# Exercise aim
Copy the data below exactly, omitting any picture it contains.

"""

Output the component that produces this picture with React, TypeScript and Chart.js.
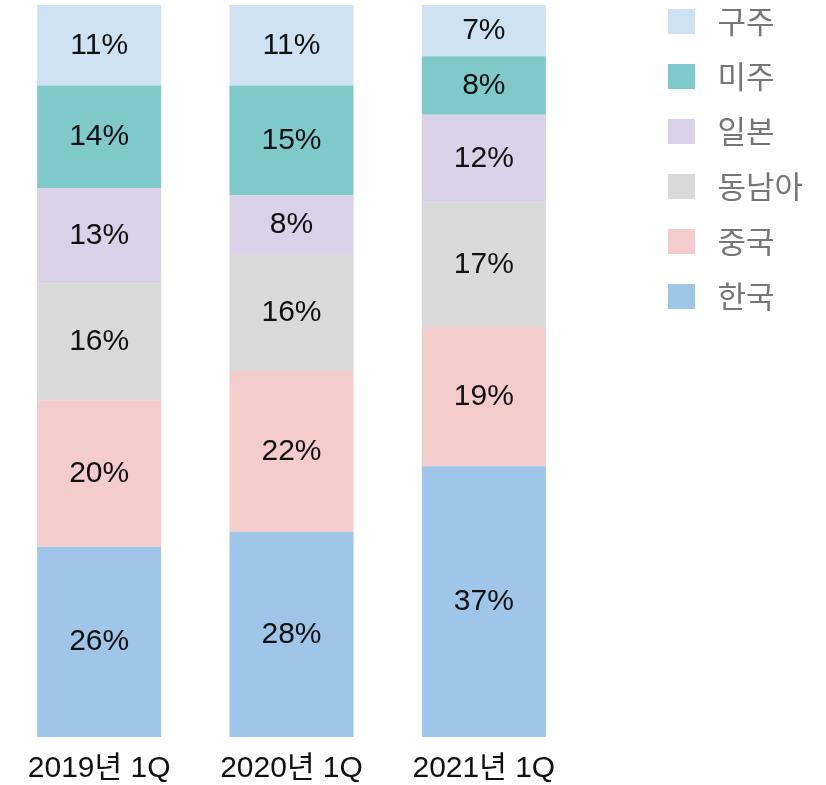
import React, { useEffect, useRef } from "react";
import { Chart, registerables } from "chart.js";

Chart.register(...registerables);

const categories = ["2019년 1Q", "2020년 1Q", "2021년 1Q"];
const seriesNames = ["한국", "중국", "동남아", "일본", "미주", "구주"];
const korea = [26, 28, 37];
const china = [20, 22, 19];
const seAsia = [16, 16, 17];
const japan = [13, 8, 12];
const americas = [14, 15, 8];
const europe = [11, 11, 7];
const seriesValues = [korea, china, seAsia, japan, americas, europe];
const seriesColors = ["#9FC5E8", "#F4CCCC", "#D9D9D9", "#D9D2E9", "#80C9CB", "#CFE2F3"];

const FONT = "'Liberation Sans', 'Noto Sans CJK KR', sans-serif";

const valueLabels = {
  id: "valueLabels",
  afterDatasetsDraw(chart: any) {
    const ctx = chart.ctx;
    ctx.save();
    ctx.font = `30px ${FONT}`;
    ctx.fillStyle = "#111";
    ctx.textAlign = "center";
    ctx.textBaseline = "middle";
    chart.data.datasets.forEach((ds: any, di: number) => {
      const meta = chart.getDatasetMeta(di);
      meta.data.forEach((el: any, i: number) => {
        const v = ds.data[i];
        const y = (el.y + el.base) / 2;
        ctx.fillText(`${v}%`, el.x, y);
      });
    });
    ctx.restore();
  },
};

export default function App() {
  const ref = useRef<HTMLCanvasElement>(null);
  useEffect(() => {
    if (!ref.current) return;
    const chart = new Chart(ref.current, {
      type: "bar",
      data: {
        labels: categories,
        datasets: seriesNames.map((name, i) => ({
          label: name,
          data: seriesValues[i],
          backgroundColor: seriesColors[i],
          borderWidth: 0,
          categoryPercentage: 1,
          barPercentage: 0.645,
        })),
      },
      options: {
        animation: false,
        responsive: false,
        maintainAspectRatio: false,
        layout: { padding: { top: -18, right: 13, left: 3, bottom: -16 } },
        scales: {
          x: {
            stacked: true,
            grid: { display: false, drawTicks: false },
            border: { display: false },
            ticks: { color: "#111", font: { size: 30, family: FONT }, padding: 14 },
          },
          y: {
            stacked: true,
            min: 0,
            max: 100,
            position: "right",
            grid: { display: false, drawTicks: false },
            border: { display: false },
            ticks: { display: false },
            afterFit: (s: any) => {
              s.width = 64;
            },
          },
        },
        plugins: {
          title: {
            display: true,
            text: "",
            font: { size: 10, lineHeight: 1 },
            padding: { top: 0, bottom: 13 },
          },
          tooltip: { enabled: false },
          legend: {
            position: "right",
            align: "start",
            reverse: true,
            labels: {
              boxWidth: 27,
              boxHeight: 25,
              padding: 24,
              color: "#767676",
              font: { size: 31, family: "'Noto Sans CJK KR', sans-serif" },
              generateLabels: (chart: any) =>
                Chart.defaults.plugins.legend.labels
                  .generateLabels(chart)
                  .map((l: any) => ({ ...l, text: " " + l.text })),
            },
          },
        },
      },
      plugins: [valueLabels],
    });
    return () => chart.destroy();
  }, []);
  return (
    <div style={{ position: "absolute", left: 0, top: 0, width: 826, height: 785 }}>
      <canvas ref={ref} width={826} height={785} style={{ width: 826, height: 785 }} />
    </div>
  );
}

"""

# Solved exercise
Output the component that produces this picture with React, TypeScript and Chart.js.
import React, { useEffect, useRef } from "react";
import { Chart, registerables } from "chart.js";

Chart.register(...registerables);

const categories = ["2019년 1Q", "2020년 1Q", "2021년 1Q"];
const seriesNames = ["한국", "중국", "동남아", "일본", "미주", "구주"];
const korea = [26, 28, 37];
const china = [20, 22, 19];
const seAsia = [16, 16, 17];
const japan = [13, 8, 12];
const americas = [14, 15, 8];
const europe = [11, 11, 7];
const seriesValues = [korea, china, seAsia, japan, americas, europe];
const seriesColors = ["#9FC5E8", "#F4CCCC", "#D9D9D9", "#D9D2E9", "#80C9CB", "#CFE2F3"];

const FONT = "'Liberation Sans', 'Noto Sans CJK KR', sans-serif";

const valueLabels = {
  id: "valueLabels",
  afterDatasetsDraw(chart: any) {
    const ctx = chart.ctx;
    ctx.save();
    ctx.font = `30px ${FONT}`;
    ctx.fillStyle = "#111";
    ctx.textAlign = "center";
    ctx.textBaseline = "middle";
    chart.data.datasets.forEach((ds: any, di: number) => {
      const meta = chart.getDatasetMeta(di);
      meta.data.forEach((el: any, i: number) => {
        const v = ds.data[i];
        const y = (el.y + el.base) / 2;
        ctx.fillText(`${v}%`, el.x, y);
      });
    });
    ctx.restore();
  },
};

export default function App() {
  const ref = useRef<HTMLCanvasElement>(null);
  useEffect(() => {
    if (!ref.current) return;
    const chart = new Chart(ref.current, {
      type: "bar",
      data: {
        labels: categories,
        datasets: seriesNames.map((name, i) => ({
          label: name,
          data: seriesValues[i],
          backgroundColor: seriesColors[i],
          borderWidth: 0,
          categoryPercentage: 1,
          barPercentage: 0.645,
        })),
      },
      options: {
        animation: false,
        responsive: false,
        maintainAspectRatio: false,
        layout: { padding: { top: -18, right: 13, left: 3, bottom: -16 } },
        scales: {
          x: {
            stacked: true,
            grid: { display: false, drawTicks: false },
            border: { display: false },
            ticks: { color: "#111", font: { size: 30, family: FONT }, padding: 14 },
          },
          y: {
            stacked: true,
            min: 0,
            max: 100,
            position: "right",
            grid: { display: false, drawTicks: false },
            border: { display: false },
            ticks: { display: false },
            afterFit: (s: any) => {
              s.width = 64;
            },
          },
        },
        plugins: {
          title: {
            display: true,
            text: "",
            font: { size: 10, lineHeight: 1 },
            padding: { top: 0, bottom: 13 },
          },
          tooltip: { enabled: false },
          legend: {
            position: "right",
            align: "start",
            reverse: true,
            labels: {
              boxWidth: 27,
              boxHeight: 25,
              padding: 24,
              color: "#767676",
              font: { size: 31, family: "'Noto Sans CJK KR', sans-serif" },
              generateLabels: (chart: any) =>
                Chart.defaults.plugins.legend.labels
                  .generateLabels(chart)
                  .map((l: any) => ({ ...l, text: " " + l.text })),
            },
          },
        },
      },
      plugins: [valueLabels],
    });
    return () => chart.destroy();
  }, []);
  return (
    <div style={{ position: "absolute", left: 0, top: 0, width: 826, height: 785 }}>
      <canvas ref={ref} width={826} height={785} style={{ width: 826, height: 785 }} />
    </div>
  );
}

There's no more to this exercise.